Cell phone service is dead before you even hit Peach Springs. In fact, the last place for services of any kind was 45 miles behind you in the town of Kingman, AZ. Welcome to historic Route 66.
About 7 miles east of Peach Springs is a sign for a road marked "Indian Road 18." There's nothing special about it. There are no signs that say where that road leads. It's just a junction marker that most probably miss as they continue on their way, taking in the sights and peculiarities of the old Route 66. About 20 miles up ahead is an run-down motel with a huge sign advertising tours into "The Incredible and Unique Grand Canyon Caverns!" There's a 40-foot paper-machè brontosaurus standing in front of it.

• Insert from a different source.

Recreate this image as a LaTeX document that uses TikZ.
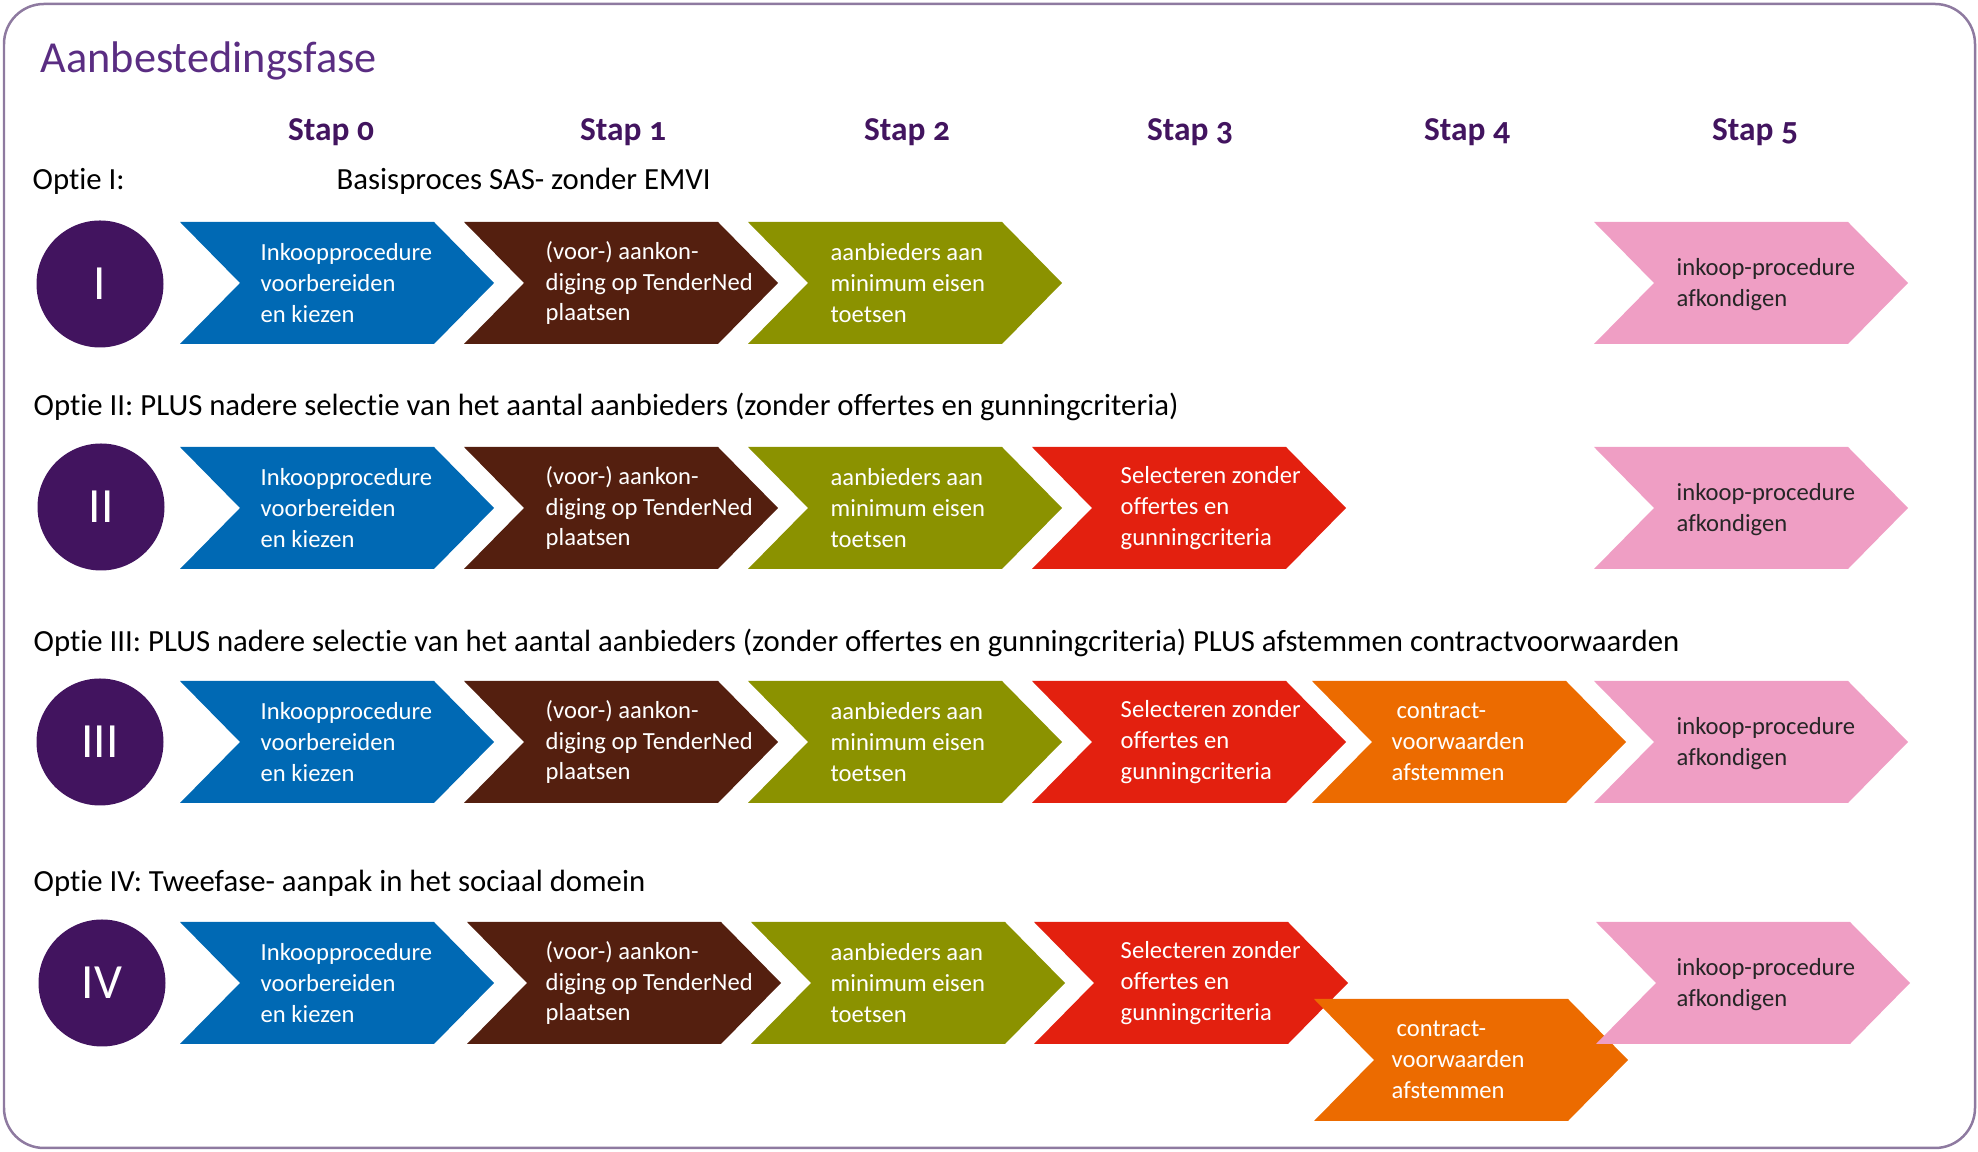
\documentclass[tikz,border=0pt]{standalone}
\usepackage{fontspec}
\setmainfont[Ligatures=NoCommon]{Carlito}
\newfontfamily\stapfont[Numbers=OldStyle]{Carlito}
\usepackage{tikz}
\definecolor{paars}{HTML}{42145F}
\definecolor{titelpaars}{HTML}{5A2D82}
\definecolor{randpaars}{HTML}{8E7AA0}
\definecolor{blauw}{HTML}{0069B4}
\definecolor{bruin}{HTML}{541F0F}
\definecolor{olijf}{HTML}{8B9200}
\definecolor{rood}{HTML}{E3200F}
\definecolor{oranje}{HTML}{EC6B00}
\definecolor{roze}{HTML}{EF9EC4}

\begin{document}
\begin{tikzpicture}[x=0.1mm,y=-0.1mm,
		chevron/.pic={\fill (0,-61) -- (254,-61) -- (314,0) -- (254,61) -- (0,61) -- (60,0) -- cycle;},
		blok/.style={anchor=west,align=left,inner sep=0pt,text=white,font=\fontsize{7}{8.8}\selectfont},
		cirkel/.style={circle,fill=paars,minimum size=12.7mm,inner sep=0pt,text=white,font=\fontsize{14}{14}\selectfont},
		stapkop/.style={inner sep=0pt,text=paars,font=\fontsize{9.5}{10}\stapfont\bfseries},
		optie/.style={anchor=west,inner sep=0pt,font=\fontsize{8.75}{10}\selectfont}]
		\useasboundingbox (0,0) rectangle (1978,1152);
		\draw[randpaars,line width=0.25mm,rounded corners=4mm] (4,4) rectangle (1975,1148);
		\node[anchor=west,inner sep=0pt,text=titelpaars,font=\fontsize{12.6}{14}\selectfont] (titel) at (40,61) {Aanbestedingsfase};
		\node[stapkop] (s0) at (331,132) {Stap 0};
		\node[stapkop] (s1) at (623,132) {Stap 1};
		\node[stapkop] (s2) at (907,132) {Stap 2};
		\node[stapkop] (s3) at (1190,132) {Stap 3};
		\node[stapkop] (s4) at (1467,132) {Stap 4};
		\node[stapkop] (s5) at (1755,132) {Stap 5};

		\node[optie] (o1) at (32,181) {Optie I:};
		\node[optie] (o1b) at (336,181) {Basisproces SAS- zonder EMVI};
		\node[cirkel] (c1) at (100,284) {I};
		\pic[fill=blauw] at (180,283) {chevron};
		\node[blok] (a1) at (260,283) {Inkoopprocedure\\voorbereiden\\en kiezen};
		\pic[fill=bruin] at (464,283) {chevron};
		\node[blok] (b1) at (545,283) {(voor-) aankon-\\diging op TenderNed\\plaatsen};
		\pic[fill=olijf] at (748,283) {chevron};
		\node[blok] (d1) at (830,283) {aanbieders aan\\minimum eisen\\toetsen};
		\pic[fill=roze] at (1594,283) {chevron};
		\node[blok,text=black!85] (p1) at (1676,285) {inkoop-procedure\\afkondigen};

		\node[optie] (o2) at (33,407) {Optie II: PLUS nadere selectie van het aantal aanbieders (zonder offertes en gunningcriteria)};
		\node[cirkel] (c2) at (101,507) {II};
		\pic[fill=blauw] at (180,508) {chevron};
		\node[blok] (a2) at (260,508) {Inkoopprocedure\\voorbereiden\\en kiezen};
		\pic[fill=bruin] at (464,508) {chevron};
		\node[blok] (b2) at (545,508) {(voor-) aankon-\\diging op TenderNed\\plaatsen};
		\pic[fill=olijf] at (748,508) {chevron};
		\node[blok] (d2) at (830,508) {aanbieders aan\\minimum eisen\\toetsen};
		\pic[fill=rood] at (1032,508) {chevron};
		\node[blok] (r2) at (1120,508) {Selecteren zonder\\offertes en\\gunningcriteria};
		\pic[fill=roze] at (1594,508) {chevron};
		\node[blok,text=black!85] (p2) at (1676,510) {inkoop-procedure\\afkondigen};

		\node[optie] (o3) at (33,643) {Optie III: PLUS nadere selectie van het aantal aanbieders (zonder offertes en gunningcriteria) PLUS afstemmen contractvoorwaarden};
		\node[cirkel] (c3) at (100,742) {III};
		\pic[fill=blauw] at (180,742) {chevron};
		\node[blok] (a3) at (260,742) {Inkoopprocedure\\voorbereiden\\en kiezen};
		\pic[fill=bruin] at (464,742) {chevron};
		\node[blok] (b3) at (545,742) {(voor-) aankon-\\diging op TenderNed\\plaatsen};
		\pic[fill=olijf] at (748,742) {chevron};
		\node[blok] (d3) at (830,742) {aanbieders aan\\minimum eisen\\toetsen};
		\pic[fill=rood] at (1032,742) {chevron};
		\node[blok] (r3) at (1120,742) {Selecteren zonder\\offertes en\\gunningcriteria};
		\pic[fill=oranje] at (1312,742) {chevron};
		\node[blok] (k3) at (1391,742) {\hspace*{0.5mm}contract-\\voorwaarden\\afstemmen};
		\pic[fill=roze] at (1594,742) {chevron};
		\node[blok,text=black!85] (p3) at (1676,744) {inkoop-procedure\\afkondigen};

		\node[optie] (o4) at (33,883) {Optie IV: Tweefase- aanpak in het sociaal domein};
		\node[cirkel] (c4) at (102,983) {IV};
		\pic[fill=blauw] at (180,983) {chevron};
		\node[blok] (a4) at (260,983) {Inkoopprocedure\\voorbereiden\\en kiezen};
		\pic[fill=bruin] at (467,983) {chevron};
		\node[blok] (b4) at (545,983) {(voor-) aankon-\\diging op TenderNed\\plaatsen};
		\pic[fill=olijf] at (751,983) {chevron};
		\node[blok] (d4) at (830,983) {aanbieders aan\\minimum eisen\\toetsen};
		\pic[fill=rood] at (1034,983) {chevron};
		\node[blok] (r4) at (1120,983) {Selecteren zonder\\offertes en\\gunningcriteria};
		\pic[fill=oranje] at (1314,1060) {chevron};
		\node[blok] (k4) at (1391,1060) {\hspace*{0.5mm}contract-\\voorwaarden\\afstemmen};
		\pic[fill=roze] at (1596,983) {chevron};
		\node[blok,text=black!85] (p4) at (1676,985) {inkoop-procedure\\afkondigen};
	\end{tikzpicture}
\end{document}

I don't know what this means.
Fifty or so miles behind you is Kingman, a town so over run with strip malls and fast food joints, it's hard to imagine how this place ever fit within the culture of Route 66. Smack dab in the middle of it is an old American-Indian novelty store, complete with giant wood carvings outside the entrance and huge dream catchers hanging from the eaves that could quite possibly be larger than my arm span. I shake my head.
If you make a left (or right, depending on which direction you're coming from) onto Indian Road 18 however, things take a turn. About a half a mile in, you'll see a carved, worn-down, wooden sign (which I unfortunately didn't get a photo of) informing you that you are now officially on Indian Reservation land, and that by entering that land, you submit yourself to the laws and regulations of the Havasupai Indian Tribe, which exist outside of those of the U.S. This sounds foreboding. It's not.
For the next 65 miles, you will encounter nothing but wide open, barely touched American land. Shrubs and bushes surround you at first, with large, black hills rising from the tundra-like landscape in the distance. Soon you find yourself amidst a forest of pine and cedar, which eventually gives way to wide open prairie, rocky desert, and finally winding gullies that tease you with glimpses of the western Grand Canyon around every turn.
You finally end your long, silent drive at Hualapai Hilltop, where the trail down to the village of Supai and Havasu Falls begins. If you decide to wander that far, your journey has only just begun.